President Kennedy’s team brainstormed what significant achievement the USA could win over the Soviets in space exploration. They considered launching a laboratory into earth orbit, or making a trip around the moon. The team also considered putting an unmanned lander on the moon or even going to the moon and back with a person.


After consulting with rocketing expert, Wernher von Braun, they settled on these requirements.


1. Land a man on the moon

2. Return him safely to Earth

3. Complete the goal by the end of 1969


These three points shaped the entire space program. Notice that they do not specify exactly how any of these will be accomplished, they simply explain that within the scope of the space program, people needed to make sure it did those three things. These are the requirements for the solution, not the solution itself.


The US Space Program OKRs

Objective: Expand the space program to be capable of landing on the moon and coming home reliably.


Let’s explore how this goal lines up to the significant, concrete, action-oriented, and inspiring criteria (John Doerr, Measure What Matters, (Portfolio / Penguin, 2018) 7).


Significant

President Kennedy in his 1961 address to Congress said, “I believe that this nation should commit itself to achieving the goal, before this decade is out, of landing a man on the moon and returning him safely to the earth.” Getting a person to the moon and returning them safely to Earth was very lofty compared to where the science was at the time the goal was set. Both the US and USSR had just recently put men in space and landed them safely. Each was a big accomplishment and pushed the limits of known science at the time. Much work lay ahead to create all the systems and processes required to sustain people for prolonged space flight, landing on the moon, and getting back home. Achieving this would require rocket technology capable of 10 times the power available at the time.


Not only was the Objective significant, it was also bold and inspirational. In President Kennedy’s view at the onset, “No single space project in this period will be more impressive to mankind, or more important for the long-range exploration of space; and none will be so difficult or expensive to accomplish.”


Concrete

This objective could be clearly measured. Did they put a person on the moon? Did that person get home safely? Did it happen before the end of 1969? And, implied by other sections of his speech, did it happen before the Soviets could do the same? If the answers to all the questions were yes, they’d have a successful objective.

Actionable

The objective was also action-oriented. Many things had to be built, people trained, and processes developed that did not exist at the time in order to send people to the moon.


Inspiring

From the Rice University speech, Kennedy acknowledges the difficulty in the goal and why it’s so critical that it be so hard. “We choose to go to the moon in this decade … not because [it is] easy, but because [it is] hard; because that goal will serve to organize and measure the best of our energies and skills…”
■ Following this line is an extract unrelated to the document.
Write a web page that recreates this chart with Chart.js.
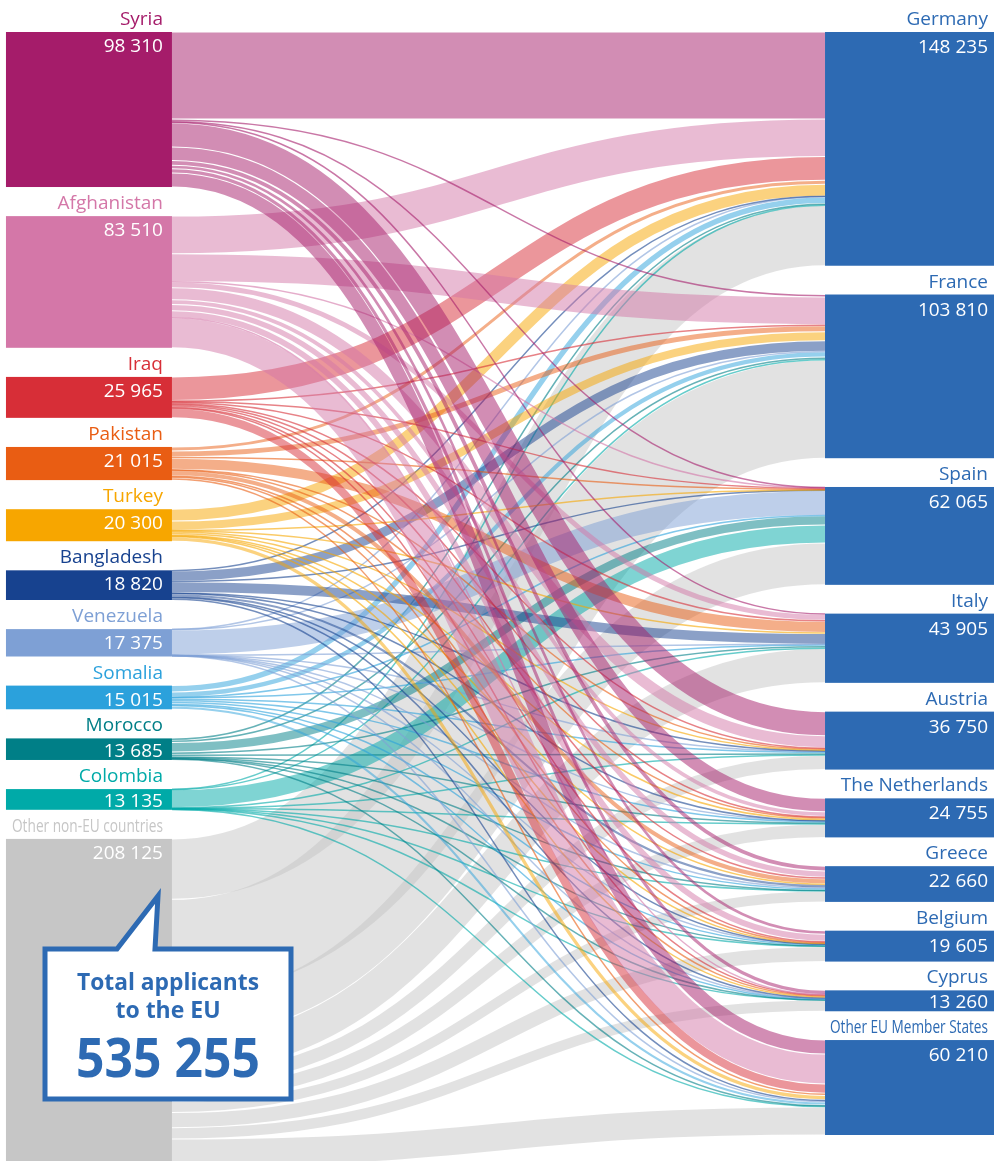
<!DOCTYPE html>
<html>
<head>
<meta charset="utf-8">
<script src="https://cdn.jsdelivr.net/npm/chart.js@4.4.1/dist/chart.umd.min.js"></script>
<style>
  html, body { margin: 0; padding: 0; background: #fff; }
  #wrap { width: 994px; height: 1161px; position: relative; }
</style>
</head>
<body>
<div id="wrap"><canvas id="sankey"></canvas></div>
<script>
// Countries of origin (left column)
const origins = ["Syria", "Afghanistan", "Iraq", "Pakistan", "Turkey", "Bangladesh",
  "Venezuela", "Somalia", "Morocco", "Colombia", "Other non-EU countries"];
const originTotals = [98310, 83510, 25965, 21015, 20300, 18820, 17375, 15015, 13685, 13135, 208125];
const originColors = ["#a51c6a", "#d477a8", "#d72e37", "#e95d13", "#f7a600", "#17428f",
  "#7ea0d5", "#2ba1dc", "#007f87", "#00aaa8", "#c6c6c6"];

// Receiving countries (right column)
const destinations = ["Germany", "France", "Spain", "Italy", "Austria", "The Netherlands",
  "Greece", "Belgium", "Cyprus", "Other EU Member States"];
const destinationTotals = [148235, 103810, 62065, 43905, 36750, 24755, 22660, 19605, 13260, 60210];

// Applicants from each origin, in the order of `destinations`
const fromSyria = [55200, 1500, 500, 500, 15300, 8500, 3000, 2300, 2600, 8910];
const fromAfghanistan = [23800, 17600, 300, 3700, 7600, 3000, 4000, 4400, 200, 18910];
const fromIraq = [15000, 700, 200, 700, 700, 700, 1000, 800, 300, 5865];
const fromPakistan = [2500, 3800, 800, 7000, 600, 400, 3200, 400, 900, 1415];
const fromTurkey = [7500, 5800, 200, 700, 500, 1500, 500, 600, 300, 2700];
const fromBangladesh = [400, 6600, 300, 6800, 500, 200, 2000, 100, 1000, 920];
const fromVenezuela = [300, 300, 15755, 200, 100, 100, 10, 100, 10, 500];
const fromSomalia = [4000, 3300, 115, 700, 1000, 900, 1500, 800, 700, 2000];
const fromMorocco = [1000, 1635, 6000, 1500, 1200, 800, 400, 300, 50, 800];
const fromColombia = [200, 300, 11325, 300, 100, 200, 100, 200, 10, 400];
const fromOther = [38335, 62275, 26570, 21805, 9150, 8455, 6950, 9605, 7190, 17790];

const flows = [fromSyria, fromAfghanistan, fromIraq, fromPakistan, fromTurkey, fromBangladesh,
  fromVenezuela, fromSomalia, fromMorocco, fromColombia, fromOther];

const totalApplicants = 535255;

// layout (gaps are in applicants so they scale with the y axis)
const GAP_LEFT = 18460;
const GAP_RIGHT = 18250;
const Y_MAX = 716000;
const LEFT_COL = [0.006, 0.173];
const RIGHT_COL = [0.830, 1.0];
const DEST_COLOR = "#2d6ab3";
const FONT = '"Open Sans", "Noto Sans", sans-serif';

function fmt(n) {
  return String(n).replace(/\B(?=(\d{3})+(?!\d))/g, " ");
}

function hexToRgba(hex, a) {
  const v = parseInt(hex.slice(1), 16);
  return `rgba(${(v >> 16) & 255}, ${(v >> 8) & 255}, ${v & 255}, ${a})`;
}

function stackStarts(totals, gap) {
  const starts = [];
  let acc = 0;
  totals.forEach((t) => {
    starts.push(acc);
    acc += t + gap;
  });
  return starts;
}

const sankeyPlugin = {
  id: "sankey",
  beforeDatasetsDraw(chart) {
    const ctx = chart.ctx;
    const xs = chart.scales.x;
    const ys = chart.scales.y;

    const leftStart = stackStarts(originTotals, GAP_LEFT);
    const rightStart = stackStarts(destinationTotals, GAP_RIGHT);

    const xL0 = xs.getPixelForValue(LEFT_COL[0]);
    const xL1 = xs.getPixelForValue(LEFT_COL[1]);
    const xR0 = xs.getPixelForValue(RIGHT_COL[0]);
    const xR1 = xs.getPixelForValue(RIGHT_COL[1]);
    const xm = (xL1 + xR0) / 2;

    // links: leave each origin in destination order, arrive in origin order
    const outOff = leftStart.slice();
    const inOff = rightStart.slice();
    const links = [];
    flows.forEach((row, i) => {
      row.forEach((v, j) => {
        links.push({ i, j, a: outOff[i], b: inOff[j], v });
        outOff[i] += v;
        inOff[j] += v;
      });
    });

    // grey "other" links underneath, Syria on top; drawn as stroked curves
    const order = links.slice().sort((p, q) => q.i - p.i);
    ctx.save();
    ctx.lineCap = "butt";
    order.forEach((l) => {
      const y0 = ys.getPixelForValue(l.a + l.v / 2);
      const y1 = ys.getPixelForValue(l.b + l.v / 2);
      const w = Math.abs(ys.getPixelForValue(l.v) - ys.getPixelForValue(0));
      ctx.beginPath();
      ctx.moveTo(xL1, y0);
      ctx.bezierCurveTo(xm, y0, xm, y1, xR0, y1);
      ctx.lineWidth = Math.max(w - 1, 1.5);
      ctx.strokeStyle = hexToRgba(originColors[l.i], w < 3 ? 0.6 : 0.5);
      ctx.stroke();
    });

    // nodes
    originTotals.forEach((t, i) => {
      const top = ys.getPixelForValue(leftStart[i]);
      const bot = ys.getPixelForValue(leftStart[i] + t);
      ctx.fillStyle = originColors[i];
      ctx.fillRect(xL0, top, xL1 - xL0, bot - top);
    });
    destinationTotals.forEach((t, j) => {
      const top = ys.getPixelForValue(rightStart[j]);
      const bot = ys.getPixelForValue(rightStart[j] + t);
      ctx.fillStyle = DEST_COLOR;
      ctx.fillRect(xR0, top, xR1 - xR0, bot - top);
    });

    // labels
    ctx.textAlign = "right";
    ctx.textBaseline = "alphabetic";
    const leftTextX = xL1 - 9;
    const rightTextX = xR1 - 6;
    origins.forEach((name, i) => {
      const top = ys.getPixelForValue(leftStart[i]);
      const bot = ys.getPixelForValue(leftStart[i] + originTotals[i]);
      const isOther = i === origins.length - 1;
      ctx.fillStyle = originColors[i];
      if (isOther) {
        ctx.font = `18px ${FONT}`;
        ctx.fillText(name, leftTextX, top - 7, 151);
      } else {
        ctx.font = `19px ${FONT}`;
        ctx.fillText(name, leftTextX, top - 7);
      }
      ctx.font = `19px ${FONT}`;
      ctx.fillStyle = "#fff";
      ctx.fillText(fmt(originTotals[i]), leftTextX, Math.min(top + 20, bot - 3));
    });
    destinations.forEach((name, j) => {
      const top = ys.getPixelForValue(rightStart[j]);
      const bot = ys.getPixelForValue(rightStart[j] + destinationTotals[j]);
      const isOther = j === destinations.length - 1;
      ctx.fillStyle = DEST_COLOR;
      if (isOther) {
        ctx.font = `18px ${FONT}`;
        ctx.fillText(name, rightTextX, top - 7, 158);
      } else {
        ctx.font = `19px ${FONT}`;
        ctx.fillText(name, rightTextX, top - 7);
      }
      ctx.font = `19px ${FONT}`;
      ctx.fillStyle = "#fff";
      ctx.fillText(fmt(destinationTotals[j]), rightTextX, Math.min(top + 21, bot - 3));
    });
    ctx.restore();
  },
  afterDraw(chart) {
    // speech bubble with the EU total
    const ctx = chart.ctx;
    const l = 45, r = 291, t = 949, b = 1099;
    ctx.save();
    ctx.beginPath();
    ctx.moveTo(l, t);
    ctx.lineTo(117, t);
    ctx.lineTo(158, 896);
    ctx.lineTo(155, t);
    ctx.lineTo(r, t);
    ctx.lineTo(r, b);
    ctx.lineTo(l, b);
    ctx.closePath();
    ctx.fillStyle = "#fff";
    ctx.fill();
    ctx.lineWidth = 5;
    ctx.lineJoin = "miter";
    ctx.strokeStyle = DEST_COLOR;
    ctx.stroke();

    ctx.fillStyle = DEST_COLOR;
    ctx.textAlign = "center";
    ctx.font = `bold 23px ${FONT}`;
    const cx = (l + r) / 2;
    ctx.fillText("Total applicants", cx, 990, 182);
    ctx.fillText("to the EU", cx, 1018, 182);
    ctx.font = `bold 54px ${FONT}`;
    ctx.fillText(fmt(totalApplicants), cx, 1077, 184);
    ctx.restore();
  },
};

new Chart(document.getElementById("sankey"), {
  type: "scatter",
  data: { datasets: [] },
  options: {
    responsive: true,
    maintainAspectRatio: false,
    animation: false,
    layout: { padding: { top: 32, left: 0, right: 0, bottom: 0 } },
    scales: {
      x: { type: "linear", min: 0, max: 1, display: false },
      y: { type: "linear", min: 0, max: Y_MAX, reverse: true, display: false },
    },
    plugins: {
      legend: { display: false },
      tooltip: { enabled: false },
    },
  },
  plugins: [sankeyPlugin],
});
</script>
</body>
</html>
Here, President Kennedy underscores the idea that hard goals cause people to show up differently, think outside the box, and give the best of themselves. These are not incremental growth, but transformational projects.
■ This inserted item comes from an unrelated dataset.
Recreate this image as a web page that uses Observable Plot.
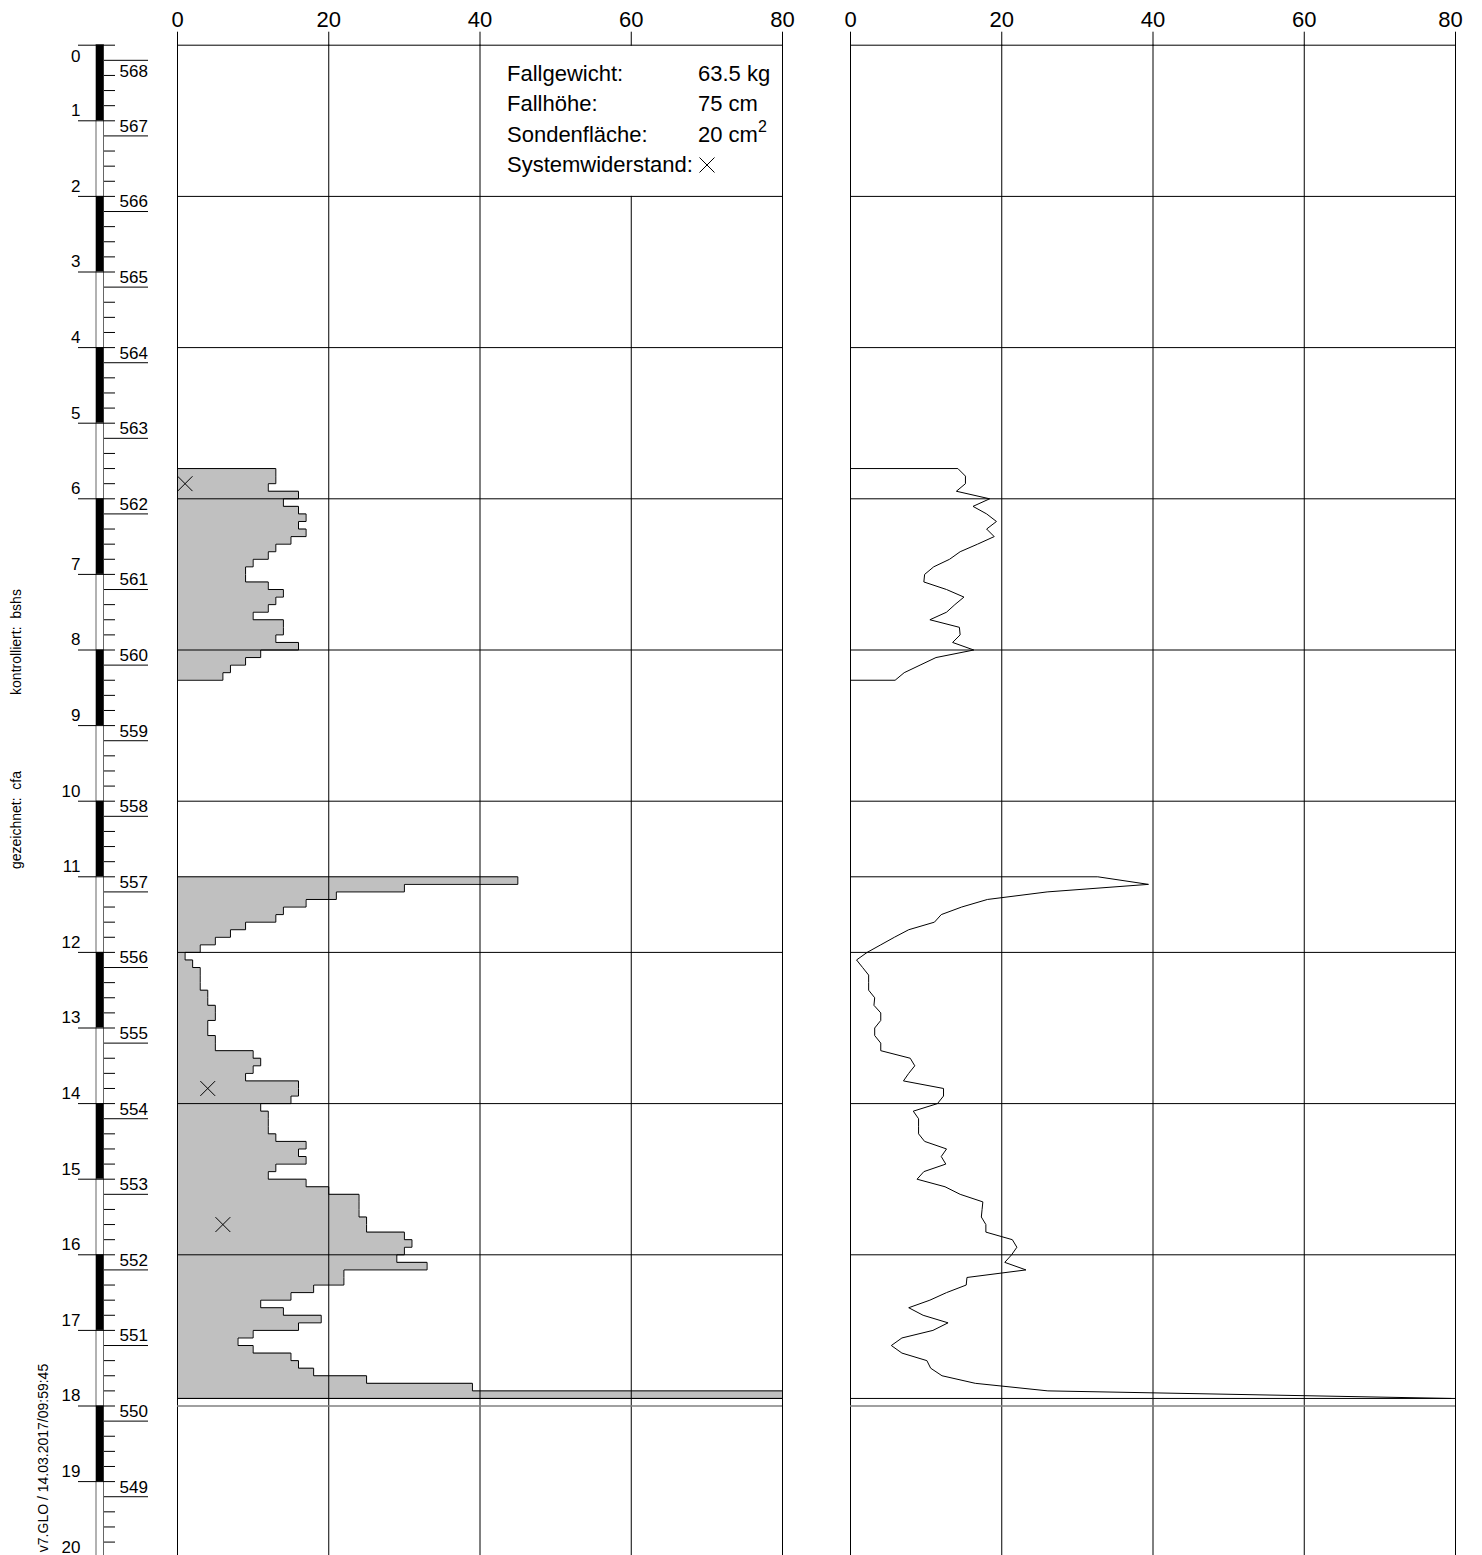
<!DOCTYPE html>
<html><head><meta charset="utf-8">
<script src="https://cdn.jsdelivr.net/npm/d3@7"></script>
<script src="https://cdn.jsdelivr.net/npm/@observablehq/plot@0.6"></script>
<style>
body{margin:0;background:#fff;}
#wrap{position:relative;width:1482px;height:1555px;overflow:hidden;font-family:"Liberation Sans",Arial,Helvetica,sans-serif;color:#000;}
#wrap svg{position:absolute;left:0;top:0;}
.vt{position:absolute;white-space:pre;transform:translate(-50%,-50%) rotate(-90deg);font-size:14px;line-height:14px;}
.lg{position:absolute;white-space:nowrap;font-size:22px;line-height:22px;}
</style></head><body><div id="wrap"></div>
<script>
// ---------------- data ----------------
const depthStep = 0.1;                 // m per blow-count interval
const seg1Start = 5.6;                 // m
const seg1Blows = [13,13,12,16,14,16,17,16,17,15,13,12,10,9,9,12,14,13,12,10,14,14,13,16,11,9,7,6];
const seg2Start = 11.0;
const seg2Blows = [45,30,21,17,14,13,9,7,5,3,
                   1,2,3,3,3,4,4,5,5,4,
                   4,5,5,10,11,10,9,16,16,15,
                   11,12,12,12,13,17,16,17,13,12,
                   17,20,24,24,24,25,25,30,31,30,
                   29,33,22,22,18,15,11,14,19,16,
                   10,8,10,15,16,18,25,39,80];
const seg1Line = [14.2,15.2,15.2,14.0,18.4,16.2,18.0,19.3,18.0,19.0,16.8,14.5,13.1,11.0,9.8,9.7,12.7,15.0,13.8,12.7,10.5,14.4,14.5,13.5,16.3,11.3,9.2,7.1,5.9];
const seg2Line = [32.7,39.4,26,18.1,14.7,12.0,11.1,7.7,5.8,4.0,
                  2.2,0.8,1.6,2.4,2.4,2.4,3.2,3.1,4.0,4.0,
                  3.2,3.2,4.0,4.0,7.9,8.5,7.7,7.0,12.3,12.3,
                  11.5,8.3,9.0,9.0,9.0,9.8,12.7,12.0,12.6,9.7,
                  8.8,12.5,14.5,17.5,17.4,17.3,17.9,17.9,21.4,22.0,
                  21.3,20.4,23.2,15.4,15.3,12.7,10.5,7.7,9.6,12.9,
                  10.9,6.8,5.4,6.8,10.1,10.6,12.1,16.5,26.1,79.4];
const probeEnd = 17.9;
const markerDepths = [5.8, 13.8, 15.6];
const markerValues = [1, 4, 6];
const xTicks = [0, 20, 40, 60, 80];
const gridDepths = [0, 2, 4, 6, 8, 10, 12, 14, 16];
const depthTicks = d3.range(0, 21);
const groundElevation = 568.2;
const elevations = d3.range(568, 548, -1);

// ---------------- derived ----------------
const r2 = v => Math.round(v * 100) / 100;
function stepOutline(start, vals, seg) {
  const pts = [{d: start, v: 0, seg}];
  vals.forEach((v, i) => {
    pts.push({d: r2(start + i * depthStep), v, seg});
    pts.push({d: r2(start + (i + 1) * depthStep), v, seg});
  });
  pts.push({d: r2(start + vals.length * depthStep), v: 0, seg});
  return pts;
}
const leftPts = [...stepOutline(seg1Start, seg1Blows, "a"), ...stepOutline(seg2Start, seg2Blows, "b")];
const rightPts = [
  {d: seg1Start, v: 0, seg: "a"},
  ...seg1Line.map((v, i) => ({d: r2(seg1Start + i * depthStep), v, seg: "a"})),
  {d: r2(seg1Start + (seg1Line.length - 1) * depthStep), v: 0, seg: "a"},
  {d: seg2Start, v: 0, seg: "b"},
  ...seg2Line.map((v, i) => ({d: r2(seg2Start + i * depthStep), v, seg: "b"}))
];
const markers = markerDepths.map((d, i) => ({d, v: markerValues[i]}));

const W = 1482, H = 1555;
const Y = {domain: [0, 20], range: [44.7, 1556.7]};
const FONT = "Liberation Sans, Arial, sans-serif";
const wrap = document.getElementById("wrap");

function panel(x0, x1, opts) {
  const isLeft = opts.left;
  const marks = [];
  if (isLeft) {
    marks.push(Plot.areaX(leftPts, {x1: 0, x2: "v", y: "d", z: "seg", fill: "#c0c0c0"}));
    marks.push(Plot.line(leftPts, {x: "v", y: "d", z: "seg", stroke: "#000", strokeWidth: 1}));
  }
  // vertical grid
  if (isLeft) {
    marks.push(Plot.ruleX([0, 20, 40, 80], {y1: 0, y2: 20, stroke: "#000", strokeWidth: 1}));
    marks.push(Plot.ruleX([60], {y1: 2, y2: 20, stroke: "#000", strokeWidth: 1}));
  } else {
    marks.push(Plot.ruleX(xTicks, {y1: 0, y2: 20, stroke: "#000", strokeWidth: 1}));
  }
  marks.push(Plot.ruleY(gridDepths, {x1: 0, x2: 80, stroke: "#000", strokeWidth: 1}));
  marks.push(Plot.ruleY([18], {x1: 0, x2: 80, stroke: "#808080", strokeWidth: 1.6}));
  marks.push(Plot.ruleY([probeEnd], {x1: 0, x2: 80, stroke: "#000", strokeWidth: 1}));
  if (isLeft) {
    marks.push(Plot.dot(markers, {x: "v", y: "d", symbol: "times", r: 6.8, stroke: "#000", strokeWidth: 1}));
  } else {
    marks.push(Plot.line(rightPts, {x: "v", y: "d", z: "seg", stroke: "#000", strokeWidth: 1}));
  }
  marks.push(Plot.axisX(xTicks, {anchor: "top", label: null, tickSize: 14, tickPadding: 4, fontSize: 22,
    tickFormat: d => (!isLeft && d === 80) ? "" : String(d)}));
  if (!isLeft) marks.push(Plot.axisX([80], {anchor: "top", label: null, tickSize: 0, tickPadding: 18, fontSize: 22, dx: -5, tickFormat: d => String(d)}));
  return Plot.plot({
    width: W, height: H, marginTop: 44.7, marginBottom: 0, marginLeft: 0, marginRight: 0,
    x: {domain: [0, 80], range: [x0, x1], label: null},
    y: {...Y, axis: null},
    style: {background: "transparent", fontFamily: FONT, color: "#000", overflow: "visible"},
    marks
  });
}

wrap.appendChild(panel(177, 782, {left: true}));
wrap.appendChild(panel(850, 1455, {left: false}));

// depth ruler
const blackBands = d3.range(0, 20, 2).map(a => ({a, b: a + 1}));
const minorTicks = d3.range(0, 101).map(i => r2(i * 0.2)).filter(d => Math.abs(d - Math.round(d)) > 1e-6);
const elevRows = elevations.map(e => ({e, d: r2(groundElevation - e)}));
const minorOnly = minorTicks.filter(d => !elevRows.some(r => Math.abs(r.d - d) < 1e-6));
const ruler = Plot.plot({
  width: W, height: H, margin: 0,
  x: {domain: [0, W], range: [0, W], axis: null},
  y: {...Y, axis: null},
  style: {background: "transparent", fontFamily: FONT, color: "#000", overflow: "visible"},
  marks: [
    Plot.rect([{a: 0, b: 20}], {x1: 96, x2: 103.5, y1: "a", y2: "b", fill: "#fff", stroke: "#666", strokeWidth: 1}),
    Plot.rect(blackBands, {x1: 96, x2: 103.5, y1: "a", y2: "b", fill: "#000"}),
    Plot.ruleY(minorOnly, {x1: 104, x2: 115, stroke: "#000", strokeWidth: 1}),
    Plot.ruleY(depthTicks, {x1: 78, x2: 115, stroke: "#000", strokeWidth: 1}),
    Plot.ruleY(elevRows, {y: "d", x1: 104, x2: 148, stroke: "#000", strokeWidth: 1}),
    Plot.text(depthTicks.filter(d => d === 0), {x: 80, y: d => d, text: d => String(d), textAnchor: "end", dy: 11, fontSize: 17}),
    Plot.text(depthTicks.filter(d => d > 0), {x: 80, y: d => d, text: d => String(d), textAnchor: "end", dy: -10, fontSize: 17}),
    Plot.text(elevRows.slice(0, 1), {x: 119, y: "d", text: r => String(r.e), textAnchor: "start", dy: 11, fontSize: 17}),
    Plot.text(elevRows.slice(1), {x: 119, y: "d", text: r => String(r.e), textAnchor: "start", dy: -9.5, fontSize: 17})
  ]
});
wrap.appendChild(ruler);

// legend
const legendRows = [
  ["Fallgewicht:", "63.5 kg", 82],
  ["Fallhöhe:", "75 cm", 112],
  ["Sondenfläche:", "20 cm<sup style='font-size:16px;vertical-align:10px;line-height:0'>2</sup>", 142.5],
  ["Systemwiderstand:", "<svg width='18' height='18' style='position:relative;top:-2px;vertical-align:middle' viewBox='0 0 18 18'><path d='M1.5,1.5L16.5,16.5M16.5,1.5L1.5,16.5' stroke='#000' stroke-width='1' fill='none'/></svg>", 173]
];
legendRows.forEach(([label, val, base]) => {
  const a = document.createElement("div");
  a.className = "lg"; a.style.left = "507px"; a.style.top = (base - 18.6) + "px"; a.textContent = label;
  wrap.appendChild(a);
  const b = document.createElement("div");
  b.className = "lg"; b.style.left = "698px"; b.style.top = (base - 18.6) + "px"; b.innerHTML = val;
  wrap.appendChild(b);
});

// vertical side texts
[["kontrolliert:  bshs", 16, 642], ["gezeichnet:  cfa", 16, 820], ["v7.GLO / 14.03.2017/09:59:45", 43, 1458]].forEach(([t, x, y]) => {
  const el = document.createElement("div");
  el.className = "vt"; el.style.left = x + "px"; el.style.top = y + "px"; el.textContent = t;
  wrap.appendChild(el);
});
</script></body></html>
Now let’s consider some of the Key Results that had to happen to get to the ultimate successful outcome.


1. Sustain humans in weightlessness for the 14- day duration of the flight

2. Build systems and procedures to connect the Lunar and Command Modules

3. Develop lunar landing technologies and processes

4. Create space suit capable of sustaining humans for extended periods outside spacecraft

5. Invent deep space navigation, communication, and tracking systems


These Key Results were then packaged into the missions of the Mercury, Atlas, Gemini, and Apollo space programs. They ultimately succeeded in achieving the overall Objective on July 20, 1969 with Apollo 11.


It turns out that Kennedy’s challenge to the United States to lead in the Space Race excelled in almost every way. It was so good that it is still used as the model for people taking on large projects, referred to as “moonshots”.